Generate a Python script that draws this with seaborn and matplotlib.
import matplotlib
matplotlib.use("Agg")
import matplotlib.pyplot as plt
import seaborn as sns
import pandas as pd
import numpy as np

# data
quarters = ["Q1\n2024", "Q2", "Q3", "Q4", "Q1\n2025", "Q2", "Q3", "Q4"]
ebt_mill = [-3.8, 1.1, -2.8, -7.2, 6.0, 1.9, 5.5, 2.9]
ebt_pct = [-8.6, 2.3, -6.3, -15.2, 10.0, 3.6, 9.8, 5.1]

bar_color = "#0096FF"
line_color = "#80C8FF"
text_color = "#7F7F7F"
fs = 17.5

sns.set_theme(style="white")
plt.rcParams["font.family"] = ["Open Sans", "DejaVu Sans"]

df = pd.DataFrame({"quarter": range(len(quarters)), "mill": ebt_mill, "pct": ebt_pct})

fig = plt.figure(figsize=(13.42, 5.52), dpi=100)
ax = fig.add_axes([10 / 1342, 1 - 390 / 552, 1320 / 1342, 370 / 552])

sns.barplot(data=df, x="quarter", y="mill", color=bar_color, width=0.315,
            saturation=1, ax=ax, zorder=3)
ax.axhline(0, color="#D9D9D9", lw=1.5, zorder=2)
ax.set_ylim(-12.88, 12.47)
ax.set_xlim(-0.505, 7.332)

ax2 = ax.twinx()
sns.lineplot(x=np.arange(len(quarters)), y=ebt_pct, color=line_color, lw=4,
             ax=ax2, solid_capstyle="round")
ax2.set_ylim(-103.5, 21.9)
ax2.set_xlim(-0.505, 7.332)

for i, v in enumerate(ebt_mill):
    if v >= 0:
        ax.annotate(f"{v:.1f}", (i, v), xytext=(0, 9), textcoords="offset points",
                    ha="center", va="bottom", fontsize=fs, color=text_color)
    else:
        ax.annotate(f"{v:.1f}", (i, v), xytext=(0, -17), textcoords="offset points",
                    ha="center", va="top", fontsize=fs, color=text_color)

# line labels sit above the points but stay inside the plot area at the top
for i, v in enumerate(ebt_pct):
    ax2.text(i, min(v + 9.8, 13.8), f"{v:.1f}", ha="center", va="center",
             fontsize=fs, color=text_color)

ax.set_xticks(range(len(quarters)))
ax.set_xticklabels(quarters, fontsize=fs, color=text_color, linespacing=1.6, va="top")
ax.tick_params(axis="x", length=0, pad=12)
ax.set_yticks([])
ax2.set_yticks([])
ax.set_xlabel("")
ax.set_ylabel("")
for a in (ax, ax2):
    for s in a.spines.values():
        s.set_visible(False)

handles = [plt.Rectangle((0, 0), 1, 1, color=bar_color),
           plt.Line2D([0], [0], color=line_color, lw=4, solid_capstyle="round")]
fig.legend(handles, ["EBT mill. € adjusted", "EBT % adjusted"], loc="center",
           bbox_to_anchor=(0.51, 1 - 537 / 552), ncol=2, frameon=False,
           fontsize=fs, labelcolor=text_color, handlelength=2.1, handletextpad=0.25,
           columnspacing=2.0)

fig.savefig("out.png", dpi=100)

§ EXERCISE:
Print, please, the lines from the first line of the material through the line that contains "import numpy as np", exactly as written and with nothing added.

§ OUTPUT:
Generate a Python script that draws this with seaborn and matplotlib.
import matplotlib
matplotlib.use("Agg")
import matplotlib.pyplot as plt
import seaborn as sns
import pandas as pd
import numpy as np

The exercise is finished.